2. Could you tell us a little bit about your experience with data orchestration tools?

My experience with orchestration was a bit tented prior to my time here at RecRoom due to my previous roles with Microsoft however, while I was there, we leveraged tools in the Microsoft stack like Azure Data Factory and Synapse Analytics. After joining RecRoom, I took some time to get an understanding of what we had and what else the industry had to offer. This ultimately led to a POC project that I built which compared Prefect, Astronomer/Airflow and Dagster. While all three platforms had very similar aspects, we ultimately went with Prefect due to how it allowed us a little tighter control over our infrastructure and its “out of the box” handling of streaming data scenarios.

3. What Fivetran connectors are you using and why are you bringing them into Prefect?

The primary use case for RecRoom is the ability to control our syncs from our orchestration layer so that we can then trigger other dependencies that we have on that data like jobs in dbt and Databricks. With Fivetran, we are able to sync data from our core Azure SQL Databases and also grab data from other sources like Azure Blob, S3 and even via API calls using webhooks. By having all of this coordinated in one place through Prefect, we can make much more advanced orchestration designs that are coordinated in ways that are not easily possible through the products/services themselves.

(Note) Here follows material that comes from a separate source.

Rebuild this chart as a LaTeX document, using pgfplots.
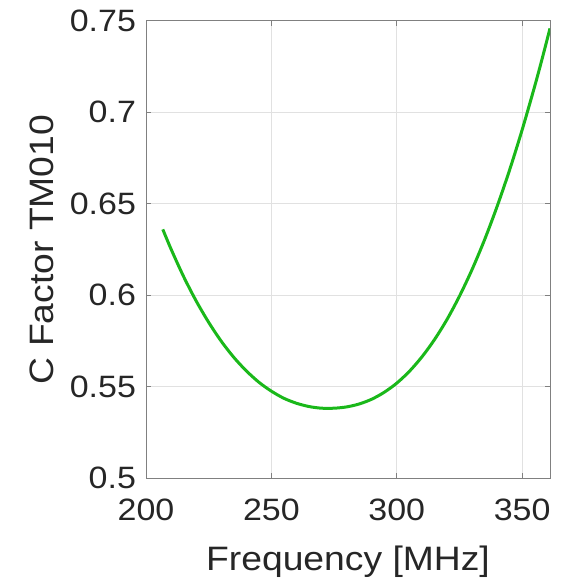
\documentclass[border=0pt]{standalone}
\usepackage{fontspec}
\setmainfont{Liberation Sans}[FakeStretch=1.1]
\usepackage{pgfplots}
\pgfplotsset{compat=1.18}
\definecolor{curvegreen}{RGB}{26,184,26}
\definecolor{txtgray}{RGB}{38,38,38}
\definecolor{boxgray}{RGB}{128,128,128}
\definecolor{gridgray}{RGB}{225,225,225}
\begin{document}
\begin{tikzpicture}
\begin{axis}[
  scale only axis,
  width=202bp, height=228.8bp,
  xmin=200, xmax=361.1,
  ymin=0.5, ymax=0.75,
  xtick={200,250,300,350},
  ytick={0.5,0.55,0.6,0.65,0.7,0.75},
  yticklabels={0.5,0.55,0.6,0.65,0.7,0.75},
  grid=major,
  grid style={gridgray, line width=0.4pt},
  axis line style={boxgray, line width=0.5pt},
  tick style={boxgray, line width=0.5pt},
  tick align=inside,
  major tick length=2.5bp,
  /pgf/number format/assume math mode=true,
  ticklabel style={font=\fontsize{15.5}{17}\selectfont, text=txtgray},
  xticklabel style={yshift=-7bp},
  yticklabel style={xshift=-1.5bp},
  xlabel={Frequency [MHz]},
  ylabel={C Factor TM010},
  label style={font=\fontsize{17}{20}\selectfont, text=txtgray},
  xlabel style={at={(axis description cs:0.5,0)}, anchor=center, yshift=-41.5bp},
  ylabel style={at={(axis description cs:-0.257,0.5)}, anchor=center},
]
\addplot[curvegreen, line width=1.5bp, smooth] coordinates {
  (206.7,0.6360) (210,0.6252) (215,0.6102) (220,0.5969) (225,0.5852)
  (230,0.5749) (235,0.5661) (240,0.5587) (245,0.5525) (250,0.5476)
  (255,0.5437) (260,0.5410) (265,0.5392) (270,0.5383) (275,0.5383)
  (280,0.5390) (285,0.5406) (290,0.5432) (295,0.5470) (300,0.5520)
  (305,0.5584) (310,0.5663) (315,0.5757) (320,0.5867) (325,0.5995)
  (330,0.6140) (335,0.6303) (340,0.6485) (345,0.6685) (350,0.6904)
  (355,0.7142) (358,0.7294) (361.1,0.7458)
};
\end{axis}
\pgfresetboundingbox
\useasboundingbox (-73bp,-50.85bp) rectangle (217bp,239.15bp);
\end{tikzpicture}
\end{document}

With the Fivetran Prefect Collection, even in an early release, I was able to have a flow up triggering our syncs in about 15 minutes. I should note that I had a bit of experience with the Fivetran integration when I did my POC however, that was using Prefect 1.0 and the new collection simplified my experience by only requiring a single task instead of having to coordinate the sync start, polling and completion on my own.

I have now expanded my use of this collection into a provider that will allow me to run N syncs, all from a config file, thus negating the need to make any code updates to add/remove syncs.

4. Have you seen any early results from the combination of Fivetran and Prefect? What are your plans for the two going forward?

Having Prefect and Fivetran working together has made my development process MUCH faster and has led to a great experience in the early goings of this project. I can’t emphasize enough how nice it is to not have to write my own provider for my Fivetran interactions. It’s even better knowing that the collection that I’m using is the “official” Fivetran implementation so I don’t have to spend extraneous amounts of time digging through the code to ensure that there aren’t things in there that shouldn’t be.

I also would like to call out that “out of the box” the Fivetran collection handles my desire to fire many syncs all at once. My current flow will send about 15 syncs out at once that all hit the Fivetran Collection’s flow within milliseconds of each other. What I’ve seen is that there are zero multithreading issues with these calls and whatever is happening behind the scenes (grateful that I don’t have to be concerned about the inner workings!) seems to work well and the syncs all complete as expected.

Thanks again to Emerson and RecRoom! The Fivetran Prefect Collection can be added to your Prefect environment by running pip install prefect-fivetran.